ASX-listed fund manager GQG’s long-standing contrarian view on the artificial intelligence (AI) boom, which co-founder Rajiv Jain believes is built on shaky foundations, has significantly impacted its investment returns. GQG is a US-based global investment fund manager. Jain’s skepticism contrasts sharply with broader market trends driven by AI enthusiasm.

GQG’s global fund returned 7.7 per cent in the 12 months to May, significantly trailing the MSCI World Index’s 30.3 per cent. This contributed to a US$15.1 billion ($21.8 billion) fall in funds under management (FUM) in the first half of 2026, to US$156 billion, a 9.5 per cent year-on-year decline. The firm acknowledged underperformance, advocating patience and a focus on “compounding client capital over a full market cycle with disciplined attention to downside risk.”

In contrast, L1 Capital’s global long/short strategy delivered a 2.7 per cent gain in June, as the MSCI World Accumulation Index fell 0.7 per cent.
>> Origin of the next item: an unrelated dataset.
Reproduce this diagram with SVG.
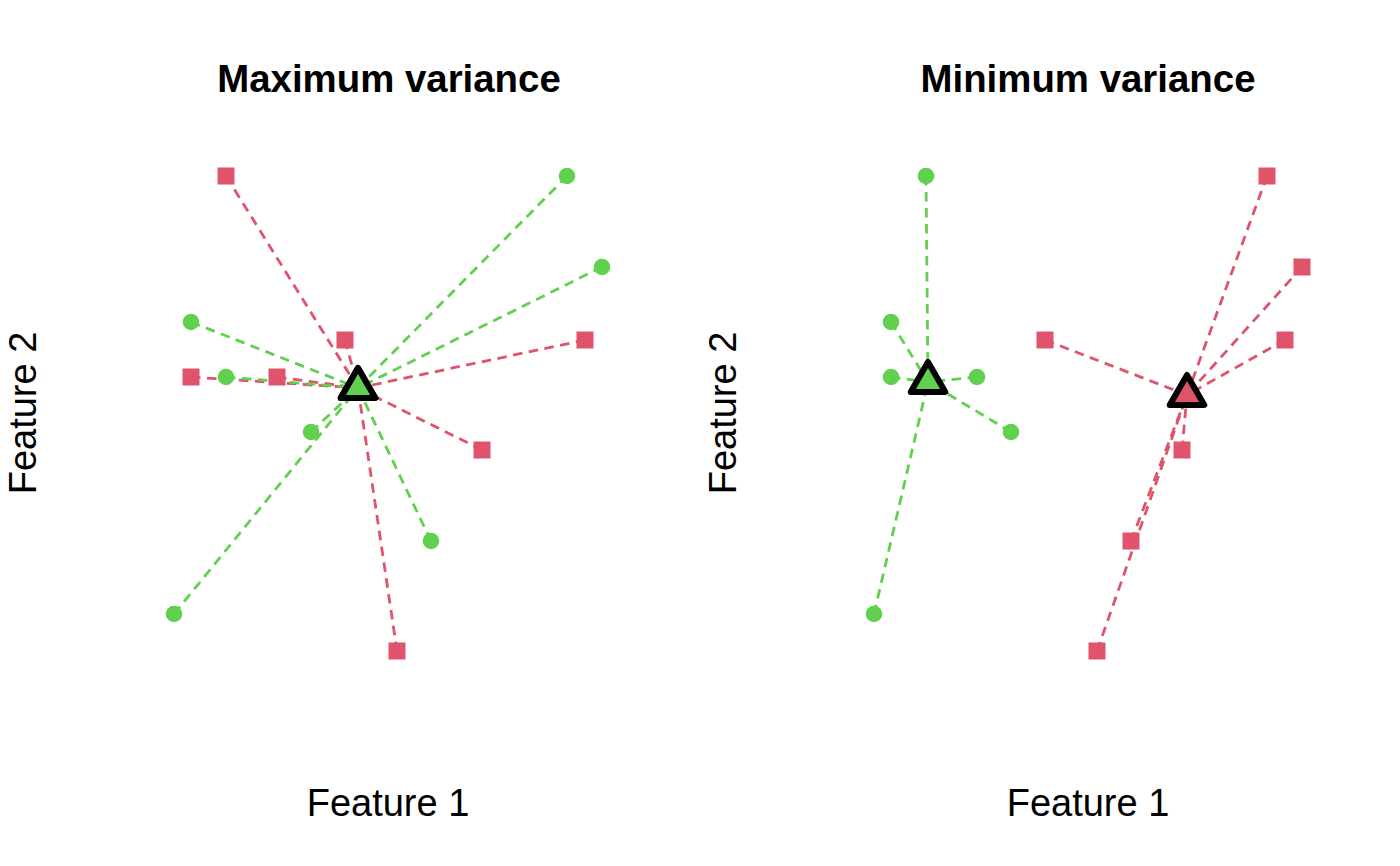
<svg xmlns="http://www.w3.org/2000/svg" width="1400" height="866" viewBox="0 0 1400 866">
<style>
.t{font-family:"Liberation Sans",Arial,sans-serif;font-size:38px;fill:#000;text-anchor:middle}
.b{font-weight:bold;font-size:38.4px}
.lr{stroke:#DF536B;stroke-width:2.8;stroke-dasharray:9.5 6.5;fill:none}
.lg{stroke:#61D04F;stroke-width:2.8;stroke-dasharray:9.5 6.5;fill:none}
.sq{fill:#DF536B}
.ci{fill:#61D04F}
.tri{stroke:#000;stroke-width:6;stroke-linejoin:round}
</style>
<defs>
<rect id="s" x="-8.5" y="-8.5" width="17" height="17"/>
<circle id="c" r="8.3"/>
<path id="tr" d="M0,-20 L17.3,10 L-17.3,10 Z"/>
</defs>
<rect width="1400" height="866" fill="#fff"/>
<g id="labels">
<text class="t b" x="389" y="92">Maximum variance</text>
<text class="t b" x="1088" y="92">Minimum variance</text>
<text class="t" x="388" y="816">Feature 1</text>
<text class="t" x="1088" y="816">Feature 1</text>
<text class="t" transform="translate(36,413) rotate(-90)">Feature 2</text>
<text class="t" transform="translate(736,413) rotate(-90)">Feature 2</text>
</g>
<g id="connectors">
<g class="lr">
<line x1="226" y1="176" x2="358" y2="388"/>
<line x1="345" y1="340" x2="358" y2="388"/>
<line x1="191" y1="377" x2="358" y2="388"/>
<line x1="277" y1="377" x2="358" y2="388"/>
<line x1="585" y1="340" x2="358" y2="388"/>
<line x1="482" y1="450" x2="358" y2="388"/>
<line x1="397" y1="651" x2="358" y2="388"/>
</g>
<g class="lg">
<line x1="567" y1="176" x2="358" y2="388"/>
<line x1="602" y1="267" x2="358" y2="388"/>
<line x1="191" y1="322" x2="358" y2="388"/>
<line x1="226" y1="377" x2="358" y2="388"/>
<line x1="311" y1="432" x2="358" y2="388"/>
<line x1="431" y1="541" x2="358" y2="388"/>
<line x1="174" y1="614" x2="358" y2="388"/>
</g>
<g class="lg">
<line x1="926" y1="176" x2="928" y2="382"/>
<line x1="891" y1="322" x2="928" y2="382"/>
<line x1="891" y1="377" x2="928" y2="382"/>
<line x1="977" y1="377" x2="928" y2="382"/>
<line x1="1011" y1="432" x2="928" y2="382"/>
<line x1="874" y1="614" x2="928" y2="382"/>
</g>
<g class="lr">
<line x1="1267" y1="176" x2="1187" y2="395"/>
<line x1="1302" y1="267" x2="1187" y2="395"/>
<line x1="1045" y1="340" x2="1187" y2="395"/>
<line x1="1285" y1="340" x2="1187" y2="395"/>
<line x1="1182" y1="450" x2="1187" y2="395"/>
<line x1="1131" y1="541" x2="1187" y2="395"/>
<line x1="1097" y1="651" x2="1187" y2="395"/>
</g>
</g>
<g id="left-red" class="sq">
<use href="#s" x="226" y="176"/>
<use href="#s" x="345" y="340"/>
<use href="#s" x="191" y="377"/>
<use href="#s" x="277" y="377"/>
<use href="#s" x="585" y="340"/>
<use href="#s" x="482" y="450"/>
<use href="#s" x="397" y="651"/>
</g>
<g id="left-green" class="ci">
<use href="#c" x="567" y="176"/>
<use href="#c" x="602" y="267"/>
<use href="#c" x="191" y="322"/>
<use href="#c" x="226" y="377"/>
<use href="#c" x="311" y="432"/>
<use href="#c" x="431" y="541"/>
<use href="#c" x="174" y="614"/>
</g>
<g id="right-green" class="ci">
<use href="#c" x="926" y="176"/>
<use href="#c" x="891" y="322"/>
<use href="#c" x="891" y="377"/>
<use href="#c" x="977" y="377"/>
<use href="#c" x="1011" y="432"/>
<use href="#c" x="874" y="614"/>
</g>
<g id="right-red" class="sq">
<use href="#s" x="1267" y="176"/>
<use href="#s" x="1302" y="267"/>
<use href="#s" x="1045" y="340"/>
<use href="#s" x="1285" y="340"/>
<use href="#s" x="1182" y="450"/>
<use href="#s" x="1131" y="541"/>
<use href="#s" x="1097" y="651"/>
</g>
<g id="centroid-left-red"><use href="#tr" class="tri" x="358" y="388" fill="#DF536B"/></g>
<g id="centroid-left-green"><use href="#tr" class="tri" x="358" y="388" fill="#61D04F"/></g>
<g id="centroid-right-green"><use href="#tr" class="tri" x="928" y="382" fill="#61D04F"/></g>
<g id="centroid-right-red"><use href="#tr" class="tri" x="1187" y="395" fill="#DF536B"/></g>
</svg>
Over the past year, L1 Capital returned 50.7 per cent net, outperforming its benchmark’s 21.3 per cent. While co-chief investment officers Mark Landau and Raphael Lamm share wariness about AI hyperscalers, L1’s aggressive short selling, notably in the energy sector during the Iran ceasefire, has boosted recent success.

While both firms value disciplined investing, their portfolio construction diverges. L1 favours “picks-and-shovels” AI-related sectors like copper, nuclear energy, global building products, and digital infrastructure. GQG’s portfolio is anchored by traditional names: Coca-Cola Company, AT&T, Verizon, and energy giants including Iberdrola and TotalEnergies. As GQG’s pre-IPO record before recent underperformance shows, past results are not a guarantee of future success.